ミュシャの娘ヤロスラヴァは1909年にニューヨークで生まれました。『スラヴ叙事詩』制作の資金を得るためにミュシャがアメリカに拠点を移していた時期だったからです。ヤロスラヴァが生まれた年の暮れに計画実現の目途がたって、翌1910年に一家はプラハの西にあるズビロフに移ります。
父の仕事を間近に見ながら時に作品のモデルになり、時に父の制作を子どもなりに手伝って育ちました。成長してヤロスラヴァが絵画修復の専門家になったのはそのような環境で育ったことが背景にあったのでしょう。ナチスドイツの略奪から守るため急いで隠してダメージを受けてしまった『スラヴ叙事詩』の修復活動にヤロスラヴァは大きな役割を果たしました。
ヤロスラヴァは、ミュシャ没後50年展(1989年)で『スラヴ叙事詩』を日本で初めて公開する契約を見届けるようにして1986年11月に亡くなりました。今は母のマルシュカと同じ墓に眠っています。

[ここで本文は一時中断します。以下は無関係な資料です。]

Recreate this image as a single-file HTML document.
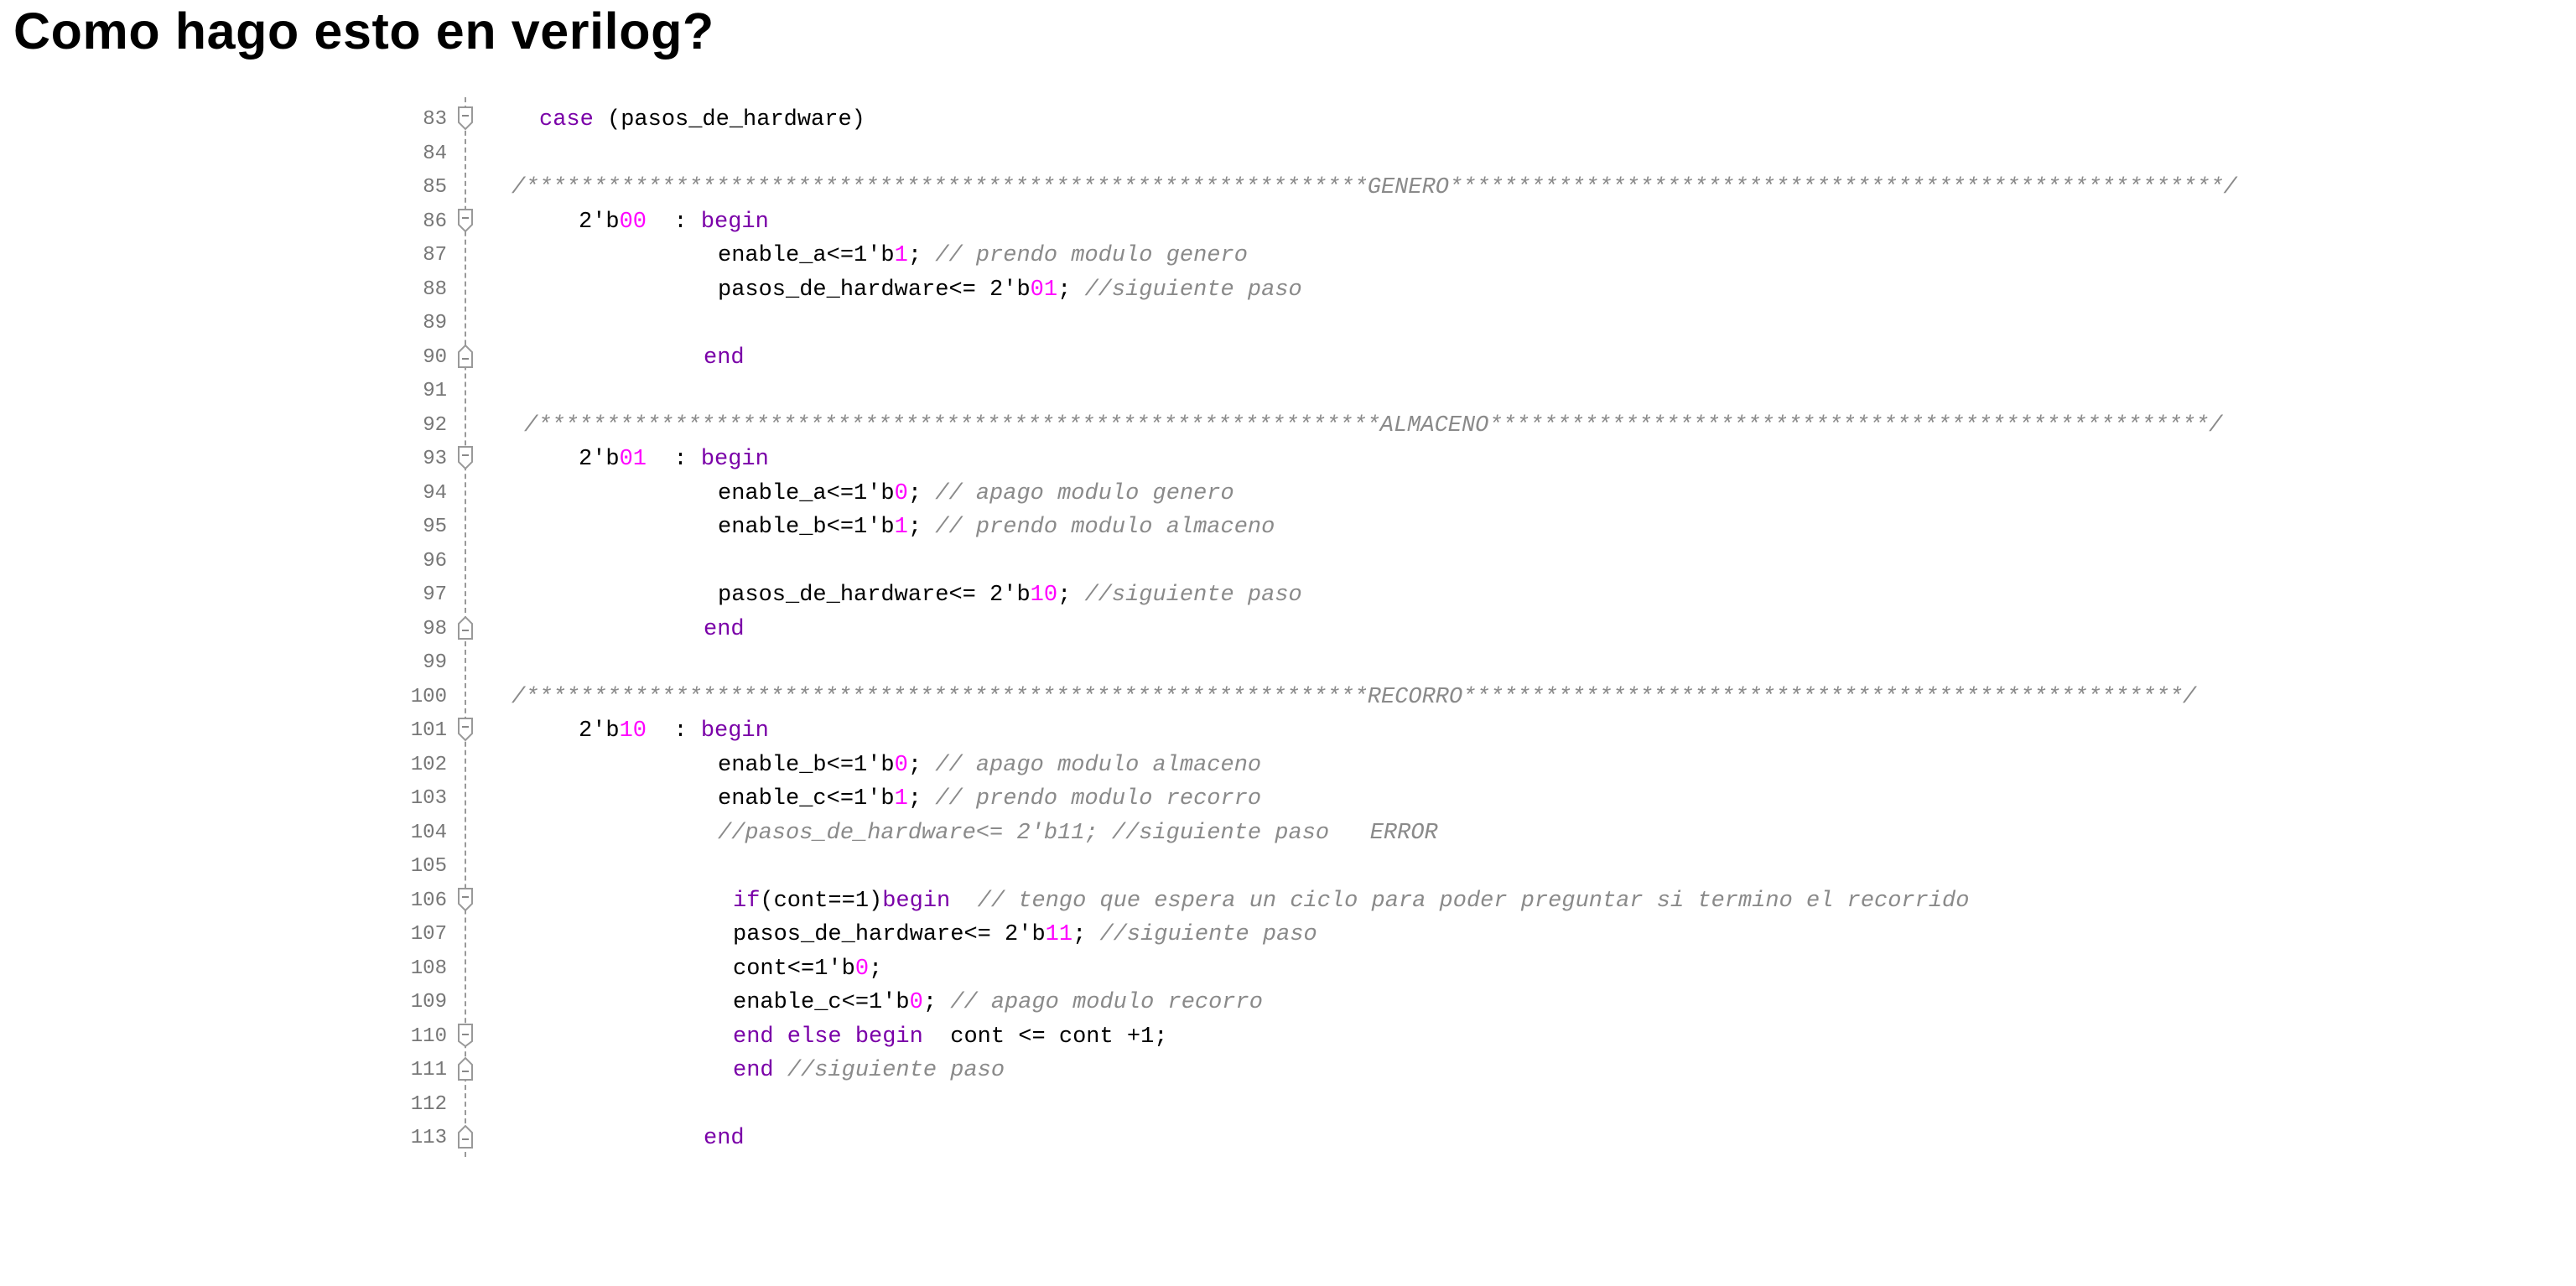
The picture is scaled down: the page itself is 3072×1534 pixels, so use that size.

彼女の生涯は『スラヴ叙事詩』とともにあったといえるでしょう。
幼子を抱く「チェヒア」
『ハーモニー』から (部分 1908年)
『ハーモニー』 (1908年)
1908年の『ハーモニー』はアメリカ滞在中の代表的な油彩です。「人類の進歩には様々な要素がありそれぞれが大いなる調和の中にある」というテーマの縦1.3メートル
横4メートルもある大作です。
『ハーモニー』の左側には幼子を抱いた女性が描かれています。この女性は「チェヒア」といって「チェコを象徴するお母さん」です。チェヒアが抱いている幼子は未来に生まれてくるべきチェコ(チェコスロヴァキアの独立は1918年のことで、この絵を描いている1908年当時はまだオーストリア帝国領であり独立への道筋はまだ見えていなかった)です。
『ハーモニー』はチェコの人たちに語りかける作品ですが制作しているときミュシャの妻マルシュカはミュシャにとって初めての子(ヤロスラヴァ)を宿していました。『ハーモニー』はチェコとともにこれから生まれてくるわが子を祝福し"未来の希望"を希求する作品でもあったのです。